== GIVEN DATA ==

++++++++

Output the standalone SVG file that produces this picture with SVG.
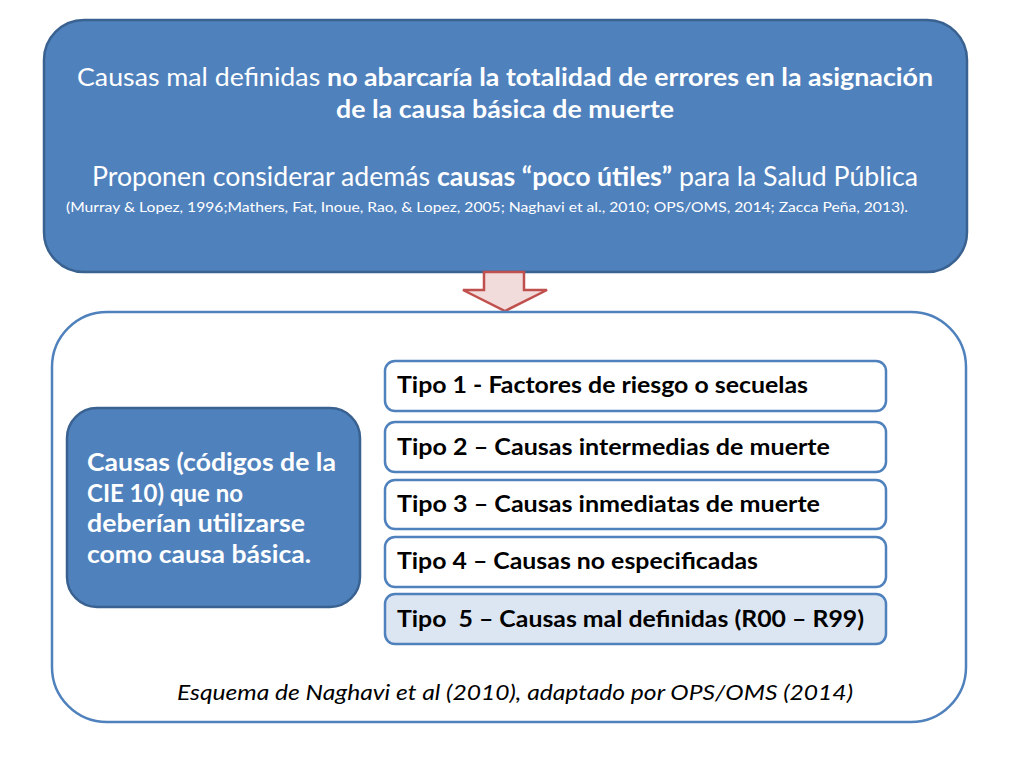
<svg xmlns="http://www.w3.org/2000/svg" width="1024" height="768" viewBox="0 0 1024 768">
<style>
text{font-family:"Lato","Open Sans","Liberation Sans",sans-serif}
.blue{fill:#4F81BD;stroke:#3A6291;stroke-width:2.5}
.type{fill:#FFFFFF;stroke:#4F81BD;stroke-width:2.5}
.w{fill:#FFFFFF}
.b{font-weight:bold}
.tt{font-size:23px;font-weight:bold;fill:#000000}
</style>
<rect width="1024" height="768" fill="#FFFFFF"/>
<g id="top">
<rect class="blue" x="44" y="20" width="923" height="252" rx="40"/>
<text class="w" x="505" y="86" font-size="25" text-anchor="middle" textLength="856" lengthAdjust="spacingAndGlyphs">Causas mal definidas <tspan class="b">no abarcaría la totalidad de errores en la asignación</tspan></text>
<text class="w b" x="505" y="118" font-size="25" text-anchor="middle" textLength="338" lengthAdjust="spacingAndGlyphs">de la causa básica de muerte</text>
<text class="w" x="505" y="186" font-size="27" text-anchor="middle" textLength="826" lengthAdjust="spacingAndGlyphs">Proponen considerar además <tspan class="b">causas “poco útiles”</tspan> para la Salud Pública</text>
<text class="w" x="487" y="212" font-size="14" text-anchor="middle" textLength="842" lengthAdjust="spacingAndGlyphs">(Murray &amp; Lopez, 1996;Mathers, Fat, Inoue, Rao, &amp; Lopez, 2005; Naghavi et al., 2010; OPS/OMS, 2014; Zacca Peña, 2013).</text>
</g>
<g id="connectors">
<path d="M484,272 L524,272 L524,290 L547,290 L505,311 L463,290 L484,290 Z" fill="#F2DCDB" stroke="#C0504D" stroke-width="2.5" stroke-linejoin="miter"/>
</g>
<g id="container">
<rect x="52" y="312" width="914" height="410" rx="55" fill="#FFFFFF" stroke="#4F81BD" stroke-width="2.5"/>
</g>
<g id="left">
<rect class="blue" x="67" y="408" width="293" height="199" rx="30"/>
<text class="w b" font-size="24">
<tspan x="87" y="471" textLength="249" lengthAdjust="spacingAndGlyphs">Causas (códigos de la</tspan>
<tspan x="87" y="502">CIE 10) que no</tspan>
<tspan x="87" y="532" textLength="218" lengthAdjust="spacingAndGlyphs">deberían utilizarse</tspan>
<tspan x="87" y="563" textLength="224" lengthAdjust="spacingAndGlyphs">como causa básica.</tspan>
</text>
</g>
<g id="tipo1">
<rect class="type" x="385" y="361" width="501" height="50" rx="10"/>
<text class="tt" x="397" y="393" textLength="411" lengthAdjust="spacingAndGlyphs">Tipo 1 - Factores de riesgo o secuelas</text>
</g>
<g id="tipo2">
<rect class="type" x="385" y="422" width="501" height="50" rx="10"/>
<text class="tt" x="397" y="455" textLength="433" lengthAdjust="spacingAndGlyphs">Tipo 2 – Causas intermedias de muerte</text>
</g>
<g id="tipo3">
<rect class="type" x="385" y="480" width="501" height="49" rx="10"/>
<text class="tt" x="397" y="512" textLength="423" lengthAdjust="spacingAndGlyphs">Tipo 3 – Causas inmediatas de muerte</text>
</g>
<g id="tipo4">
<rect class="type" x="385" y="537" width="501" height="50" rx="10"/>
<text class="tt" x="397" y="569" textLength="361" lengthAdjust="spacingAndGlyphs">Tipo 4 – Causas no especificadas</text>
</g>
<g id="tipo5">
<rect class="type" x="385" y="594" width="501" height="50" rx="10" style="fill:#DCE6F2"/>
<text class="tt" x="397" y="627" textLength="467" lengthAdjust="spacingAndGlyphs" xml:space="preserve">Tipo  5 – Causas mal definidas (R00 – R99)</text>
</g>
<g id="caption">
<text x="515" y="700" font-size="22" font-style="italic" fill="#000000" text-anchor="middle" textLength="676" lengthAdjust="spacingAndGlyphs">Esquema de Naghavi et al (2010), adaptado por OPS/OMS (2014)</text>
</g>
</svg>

++++++++

== OBJECTIVE ==
Except for the pictures, give all the material above again verbatim.

== FULL RESPONSE ==
Output the standalone SVG file that produces this picture with SVG.
<svg xmlns="http://www.w3.org/2000/svg" width="1024" height="768" viewBox="0 0 1024 768">
<style>
text{font-family:"Lato","Open Sans","Liberation Sans",sans-serif}
.blue{fill:#4F81BD;stroke:#3A6291;stroke-width:2.5}
.type{fill:#FFFFFF;stroke:#4F81BD;stroke-width:2.5}
.w{fill:#FFFFFF}
.b{font-weight:bold}
.tt{font-size:23px;font-weight:bold;fill:#000000}
</style>
<rect width="1024" height="768" fill="#FFFFFF"/>
<g id="top">
<rect class="blue" x="44" y="20" width="923" height="252" rx="40"/>
<text class="w" x="505" y="86" font-size="25" text-anchor="middle" textLength="856" lengthAdjust="spacingAndGlyphs">Causas mal definidas <tspan class="b">no abarcaría la totalidad de errores en la asignación</tspan></text>
<text class="w b" x="505" y="118" font-size="25" text-anchor="middle" textLength="338" lengthAdjust="spacingAndGlyphs">de la causa básica de muerte</text>
<text class="w" x="505" y="186" font-size="27" text-anchor="middle" textLength="826" lengthAdjust="spacingAndGlyphs">Proponen considerar además <tspan class="b">causas “poco útiles”</tspan> para la Salud Pública</text>
<text class="w" x="487" y="212" font-size="14" text-anchor="middle" textLength="842" lengthAdjust="spacingAndGlyphs">(Murray &amp; Lopez, 1996;Mathers, Fat, Inoue, Rao, &amp; Lopez, 2005; Naghavi et al., 2010; OPS/OMS, 2014; Zacca Peña, 2013).</text>
</g>
<g id="connectors">
<path d="M484,272 L524,272 L524,290 L547,290 L505,311 L463,290 L484,290 Z" fill="#F2DCDB" stroke="#C0504D" stroke-width="2.5" stroke-linejoin="miter"/>
</g>
<g id="container">
<rect x="52" y="312" width="914" height="410" rx="55" fill="#FFFFFF" stroke="#4F81BD" stroke-width="2.5"/>
</g>
<g id="left">
<rect class="blue" x="67" y="408" width="293" height="199" rx="30"/>
<text class="w b" font-size="24">
<tspan x="87" y="471" textLength="249" lengthAdjust="spacingAndGlyphs">Causas (códigos de la</tspan>
<tspan x="87" y="502">CIE 10) que no</tspan>
<tspan x="87" y="532" textLength="218" lengthAdjust="spacingAndGlyphs">deberían utilizarse</tspan>
<tspan x="87" y="563" textLength="224" lengthAdjust="spacingAndGlyphs">como causa básica.</tspan>
</text>
</g>
<g id="tipo1">
<rect class="type" x="385" y="361" width="501" height="50" rx="10"/>
<text class="tt" x="397" y="393" textLength="411" lengthAdjust="spacingAndGlyphs">Tipo 1 - Factores de riesgo o secuelas</text>
</g>
<g id="tipo2">
<rect class="type" x="385" y="422" width="501" height="50" rx="10"/>
<text class="tt" x="397" y="455" textLength="433" lengthAdjust="spacingAndGlyphs">Tipo 2 – Causas intermedias de muerte</text>
</g>
<g id="tipo3">
<rect class="type" x="385" y="480" width="501" height="49" rx="10"/>
<text class="tt" x="397" y="512" textLength="423" lengthAdjust="spacingAndGlyphs">Tipo 3 – Causas inmediatas de muerte</text>
</g>
<g id="tipo4">
<rect class="type" x="385" y="537" width="501" height="50" rx="10"/>
<text class="tt" x="397" y="569" textLength="361" lengthAdjust="spacingAndGlyphs">Tipo 4 – Causas no especificadas</text>
</g>
<g id="tipo5">
<rect class="type" x="385" y="594" width="501" height="50" rx="10" style="fill:#DCE6F2"/>
<text class="tt" x="397" y="627" textLength="467" lengthAdjust="spacingAndGlyphs" xml:space="preserve">Tipo  5 – Causas mal definidas (R00 – R99)</text>
</g>
<g id="caption">
<text x="515" y="700" font-size="22" font-style="italic" fill="#000000" text-anchor="middle" textLength="676" lengthAdjust="spacingAndGlyphs">Esquema de Naghavi et al (2010), adaptado por OPS/OMS (2014)</text>
</g>
</svg>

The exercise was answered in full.